### Stated task
Leave out the pictures and repeat the data exactly.

### Recorded data
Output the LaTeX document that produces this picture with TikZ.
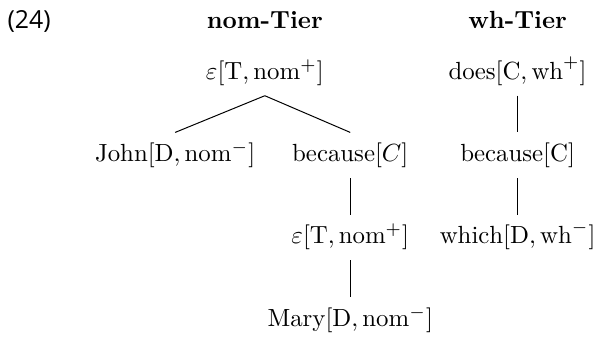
\documentclass[tikz,border=0pt]{standalone}
\usepackage{amsmath,amssymb}
\usepackage{fontspec}
\newfontfamily\exfont{Open Sans}
\usepackage{tikz}
\usetikzlibrary{positioning}

\begin{document}
\begin{tikzpicture}[
  node distance=0.52cm,
  lab/.style={inner xsep=1pt, inner ysep=4pt, text height=7.5pt, text depth=2.5pt},
  tier/.style={font=\bfseries, anchor=base}
]
\useasboundingbox (0,0) rectangle (8.44,-4.80);
\node[anchor=base west, inner sep=0pt, font=\exfont] (exnum) at (0.10,-0.41) {(24)};
\node[tier] (nomtier) at (3.75,-0.41) {nom-Tier};
\node[tier] (whtier) at (7.33,-0.41) {wh-Tier};

% nom tier
\node[lab, anchor=base] (nomT) at (3.75,-1.12) {$\varepsilon[\mathrm{T},\mathrm{nom}^+]$};
\node[lab, below=of nomT, xshift=-1.27cm] (john) {$\mathrm{John}[\mathrm{D},\mathrm{nom}^-]$};
\node[lab, below=of nomT, xshift=1.21cm] (becC) {$\mathrm{because}[C]$};
\node[lab, below=of becC] (embT) {$\varepsilon[\mathrm{T},\mathrm{nom}^+]$};
\node[lab, below=of embT] (mary) {$\mathrm{Mary}[\mathrm{D},\mathrm{nom}^-]$};

% wh tier
\node[lab, anchor=base] (does) at (7.33,-1.12) {$\mathrm{does}[\mathrm{C},\mathrm{wh}^+]$};
\node[lab, below=of does] (whbec) {$\mathrm{because}[\mathrm{C}]$};
\node[lab, below=of whbec] (which) {$\mathrm{which}[\mathrm{D},\mathrm{wh}^-]$};

\draw (nomT.south) -- (john.north);
\draw (nomT.south) -- (becC.north);
\draw (becC) -- (embT);
\draw (embT) -- (mary);
\draw (does) -- (whbec);
\draw (whbec) -- (which);
\end{tikzpicture}
\end{document}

### Exercise output
Output the LaTeX document that produces this picture with TikZ.
\documentclass[tikz,border=0pt]{standalone}
\usepackage{amsmath,amssymb}
\usepackage{fontspec}
\newfontfamily\exfont{Open Sans}
\usepackage{tikz}
\usetikzlibrary{positioning}

\begin{document}
\begin{tikzpicture}[
  node distance=0.52cm,
  lab/.style={inner xsep=1pt, inner ysep=4pt, text height=7.5pt, text depth=2.5pt},
  tier/.style={font=\bfseries, anchor=base}
]
\useasboundingbox (0,0) rectangle (8.44,-4.80);
\node[anchor=base west, inner sep=0pt, font=\exfont] (exnum) at (0.10,-0.41) {(24)};
\node[tier] (nomtier) at (3.75,-0.41) {nom-Tier};
\node[tier] (whtier) at (7.33,-0.41) {wh-Tier};

% nom tier
\node[lab, anchor=base] (nomT) at (3.75,-1.12) {$\varepsilon[\mathrm{T},\mathrm{nom}^+]$};
\node[lab, below=of nomT, xshift=-1.27cm] (john) {$\mathrm{John}[\mathrm{D},\mathrm{nom}^-]$};
\node[lab, below=of nomT, xshift=1.21cm] (becC) {$\mathrm{because}[C]$};
\node[lab, below=of becC] (embT) {$\varepsilon[\mathrm{T},\mathrm{nom}^+]$};
\node[lab, below=of embT] (mary) {$\mathrm{Mary}[\mathrm{D},\mathrm{nom}^-]$};

% wh tier
\node[lab, anchor=base] (does) at (7.33,-1.12) {$\mathrm{does}[\mathrm{C},\mathrm{wh}^+]$};
\node[lab, below=of does] (whbec) {$\mathrm{because}[\mathrm{C}]$};
\node[lab, below=of whbec] (which) {$\mathrm{which}[\mathrm{D},\mathrm{wh}^-]$};

\draw (nomT.south) -- (john.north);
\draw (nomT.south) -- (becC.north);
\draw (becC) -- (embT);
\draw (embT) -- (mary);
\draw (does) -- (whbec);
\draw (whbec) -- (which);
\end{tikzpicture}
\end{document}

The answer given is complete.